Migrate without drama

  • Audit Node APIs: List imported core modules; most should map 1:1 in Bun 2.0. Replace legacy shims and mark any CJS-only utilities for later cleanup.
  • Env & paths: Move secrets to environment maps; confirm import.meta.url and path aliases resolve the same in build and dev.
  • Scripts parity: Mirror npm run tasks with bun run; keep the old scripts for one sprint while CI proves outputs are identical.

Patterns that stick

  • Single command UX: Prefer bun dev, bun test, and bun preview over bespoke scripts to reduce onboarding time.
  • Contracts first: Use zod/valibot in request boundaries; generate types for your client and tests to keep failing cases obvious.
  • Budgeted bundles: Track bundle size and p95 cold start in CI; fail the build if regressions exceed agreed thresholds.
  • SSR with cache hints: Pair streaming SSR with micro-caches; revalidate in the background to keep TTFB low at the edge.

Common pitfalls (and the quick fixes)

  • ESM/CJS tangles: If a library is CJS-only, prefer an ESM fork or a light shim; avoid dual-transpile pipelines that hide bugs.
  • Native add-ons: Rebuild on each platform in CI; cache artifacts per OS/arch to keep your pipeline snappy.
  • Implicit globals: Remove Node-specific globals from browser bundles; the new analyzer will warn—treat warnings as blockers.
  • Over-eager HMR: If state wipes on every change, tighten your HMR boundaries to components/routes that actually need reloads.

My brief anecdote (when it clicked)

This morning, a teammate pinged me about a flaky integration test that only failed on Windows. I cloned the repo on a Windows laptop, ran bun test, watched the parallel worker isolate the suite, and caught a path separator bug in five minutes. The fix landed with a single snapshot update and a tiny path util.
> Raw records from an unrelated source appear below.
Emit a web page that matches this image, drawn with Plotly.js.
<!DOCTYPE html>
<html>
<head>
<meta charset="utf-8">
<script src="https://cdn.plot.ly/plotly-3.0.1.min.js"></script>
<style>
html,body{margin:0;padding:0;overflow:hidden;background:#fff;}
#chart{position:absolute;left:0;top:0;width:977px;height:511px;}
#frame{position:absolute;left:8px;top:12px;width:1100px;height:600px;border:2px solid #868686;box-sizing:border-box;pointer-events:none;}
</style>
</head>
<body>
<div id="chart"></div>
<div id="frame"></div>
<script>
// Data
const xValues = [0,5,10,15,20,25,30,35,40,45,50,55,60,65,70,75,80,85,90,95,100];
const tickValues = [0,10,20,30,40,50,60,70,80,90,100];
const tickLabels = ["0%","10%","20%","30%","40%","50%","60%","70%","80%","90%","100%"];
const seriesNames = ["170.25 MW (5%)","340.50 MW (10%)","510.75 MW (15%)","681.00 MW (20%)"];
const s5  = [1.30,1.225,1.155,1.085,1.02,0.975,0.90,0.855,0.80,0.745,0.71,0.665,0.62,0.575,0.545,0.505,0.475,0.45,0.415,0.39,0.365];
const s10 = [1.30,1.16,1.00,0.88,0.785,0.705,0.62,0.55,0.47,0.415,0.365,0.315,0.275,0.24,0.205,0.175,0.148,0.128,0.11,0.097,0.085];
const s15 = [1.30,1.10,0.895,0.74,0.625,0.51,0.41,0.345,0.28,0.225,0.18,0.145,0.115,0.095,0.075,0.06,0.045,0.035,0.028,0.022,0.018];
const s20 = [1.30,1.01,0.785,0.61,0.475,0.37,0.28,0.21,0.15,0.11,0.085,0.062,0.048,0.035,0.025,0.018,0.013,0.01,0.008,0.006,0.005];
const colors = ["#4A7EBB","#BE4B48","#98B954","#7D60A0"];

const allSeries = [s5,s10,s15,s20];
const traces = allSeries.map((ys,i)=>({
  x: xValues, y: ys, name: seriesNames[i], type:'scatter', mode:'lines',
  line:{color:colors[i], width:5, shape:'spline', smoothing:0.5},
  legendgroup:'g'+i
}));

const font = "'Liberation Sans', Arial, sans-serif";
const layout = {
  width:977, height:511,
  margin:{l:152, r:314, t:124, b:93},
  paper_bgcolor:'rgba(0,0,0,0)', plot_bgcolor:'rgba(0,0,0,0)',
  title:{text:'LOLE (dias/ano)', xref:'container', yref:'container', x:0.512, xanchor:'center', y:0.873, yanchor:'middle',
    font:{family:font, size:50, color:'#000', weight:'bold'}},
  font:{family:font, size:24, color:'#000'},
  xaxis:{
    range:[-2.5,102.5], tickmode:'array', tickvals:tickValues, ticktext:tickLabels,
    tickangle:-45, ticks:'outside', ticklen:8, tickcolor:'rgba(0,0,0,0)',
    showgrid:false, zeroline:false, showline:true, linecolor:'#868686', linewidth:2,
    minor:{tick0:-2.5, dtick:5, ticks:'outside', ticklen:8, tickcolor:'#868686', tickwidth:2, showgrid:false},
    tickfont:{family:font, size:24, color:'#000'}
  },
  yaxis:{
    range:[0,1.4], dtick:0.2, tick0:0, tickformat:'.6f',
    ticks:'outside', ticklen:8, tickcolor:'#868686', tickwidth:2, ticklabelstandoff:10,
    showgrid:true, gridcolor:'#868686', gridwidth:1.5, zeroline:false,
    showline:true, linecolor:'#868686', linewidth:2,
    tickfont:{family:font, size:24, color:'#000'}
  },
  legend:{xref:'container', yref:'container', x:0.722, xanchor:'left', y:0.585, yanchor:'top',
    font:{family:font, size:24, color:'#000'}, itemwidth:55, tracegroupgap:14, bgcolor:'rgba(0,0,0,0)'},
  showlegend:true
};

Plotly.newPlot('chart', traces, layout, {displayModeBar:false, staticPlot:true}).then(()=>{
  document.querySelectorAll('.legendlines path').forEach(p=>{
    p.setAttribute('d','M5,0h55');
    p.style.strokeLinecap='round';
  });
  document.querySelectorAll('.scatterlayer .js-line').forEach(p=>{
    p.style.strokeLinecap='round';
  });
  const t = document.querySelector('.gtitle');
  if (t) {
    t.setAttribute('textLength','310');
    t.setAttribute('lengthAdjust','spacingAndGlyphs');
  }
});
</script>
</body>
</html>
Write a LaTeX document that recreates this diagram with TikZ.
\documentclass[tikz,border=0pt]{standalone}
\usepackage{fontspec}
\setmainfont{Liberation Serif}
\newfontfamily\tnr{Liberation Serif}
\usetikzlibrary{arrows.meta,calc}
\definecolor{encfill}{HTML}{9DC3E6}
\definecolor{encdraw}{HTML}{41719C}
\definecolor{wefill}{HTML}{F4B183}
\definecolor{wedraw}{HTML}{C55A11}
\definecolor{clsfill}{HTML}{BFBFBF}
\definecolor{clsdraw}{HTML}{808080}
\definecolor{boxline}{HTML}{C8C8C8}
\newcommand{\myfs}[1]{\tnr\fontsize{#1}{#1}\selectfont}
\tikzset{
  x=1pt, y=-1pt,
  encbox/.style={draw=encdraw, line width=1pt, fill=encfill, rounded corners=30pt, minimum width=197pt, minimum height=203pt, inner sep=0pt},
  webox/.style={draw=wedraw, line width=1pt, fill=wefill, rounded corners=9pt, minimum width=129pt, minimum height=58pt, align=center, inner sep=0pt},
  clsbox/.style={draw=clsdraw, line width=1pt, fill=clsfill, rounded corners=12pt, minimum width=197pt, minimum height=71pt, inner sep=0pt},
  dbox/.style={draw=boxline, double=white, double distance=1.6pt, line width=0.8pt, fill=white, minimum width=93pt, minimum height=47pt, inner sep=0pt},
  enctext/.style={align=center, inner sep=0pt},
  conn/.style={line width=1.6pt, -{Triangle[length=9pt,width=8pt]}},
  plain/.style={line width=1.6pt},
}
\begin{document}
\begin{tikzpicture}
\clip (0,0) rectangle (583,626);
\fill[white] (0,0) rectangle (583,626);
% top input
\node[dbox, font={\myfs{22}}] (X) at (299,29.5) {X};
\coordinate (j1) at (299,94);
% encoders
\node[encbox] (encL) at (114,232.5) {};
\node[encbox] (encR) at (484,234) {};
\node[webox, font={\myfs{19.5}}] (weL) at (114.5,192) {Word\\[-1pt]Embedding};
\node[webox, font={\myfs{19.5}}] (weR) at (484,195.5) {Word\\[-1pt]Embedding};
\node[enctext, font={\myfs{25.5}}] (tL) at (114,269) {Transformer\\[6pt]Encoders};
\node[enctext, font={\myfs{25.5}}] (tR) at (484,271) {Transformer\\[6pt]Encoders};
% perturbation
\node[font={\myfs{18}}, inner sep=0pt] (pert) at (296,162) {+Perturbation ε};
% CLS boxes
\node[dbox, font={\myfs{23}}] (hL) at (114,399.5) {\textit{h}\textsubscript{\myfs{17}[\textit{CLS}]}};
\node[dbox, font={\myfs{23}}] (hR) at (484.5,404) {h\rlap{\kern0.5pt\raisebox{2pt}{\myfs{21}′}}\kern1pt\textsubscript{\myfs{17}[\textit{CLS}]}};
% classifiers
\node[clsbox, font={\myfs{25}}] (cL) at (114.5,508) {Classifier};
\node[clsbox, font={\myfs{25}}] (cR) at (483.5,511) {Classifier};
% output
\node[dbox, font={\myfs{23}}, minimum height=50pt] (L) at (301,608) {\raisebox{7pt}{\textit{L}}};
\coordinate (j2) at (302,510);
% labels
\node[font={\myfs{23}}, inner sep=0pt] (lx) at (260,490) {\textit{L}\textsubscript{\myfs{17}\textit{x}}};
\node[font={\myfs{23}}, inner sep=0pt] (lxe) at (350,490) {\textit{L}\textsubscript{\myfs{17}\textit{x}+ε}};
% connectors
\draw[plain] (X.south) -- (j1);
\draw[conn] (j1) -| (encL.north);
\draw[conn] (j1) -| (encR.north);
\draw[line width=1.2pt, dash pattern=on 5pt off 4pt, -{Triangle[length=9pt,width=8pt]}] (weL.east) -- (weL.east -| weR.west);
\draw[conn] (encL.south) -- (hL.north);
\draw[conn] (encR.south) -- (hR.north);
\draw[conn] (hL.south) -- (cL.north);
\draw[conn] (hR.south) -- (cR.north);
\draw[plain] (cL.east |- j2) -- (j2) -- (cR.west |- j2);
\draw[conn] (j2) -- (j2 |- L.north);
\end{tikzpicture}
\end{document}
That’s when Bun 2.0 felt less like a fast toy and more like the path of least resistance for real teams.

Who should move first

  • Greenfield apps: If you’re starting fresh, the single-tool experience trims days off setup and onboarding.
  • DX-hungry teams: Shops that value quick feedback loops, strict type safety, and clean CI will feel the gains immediately.
  • Edge & SSR projects: If you deploy close to users, smaller bundles and fetch-centric APIs pay back with lower TTFB.

Bottom line

Bun 2.0 isn’t trying to reinvent the stack; it’s collapsing the stack into fewer moving parts—without giving up the speed that drew people to Bun in the first place. If your team is tired of glue code, split tooling, and cold starts, today’s release is a strong signal to pilot it on a real project and measure the difference for yourself.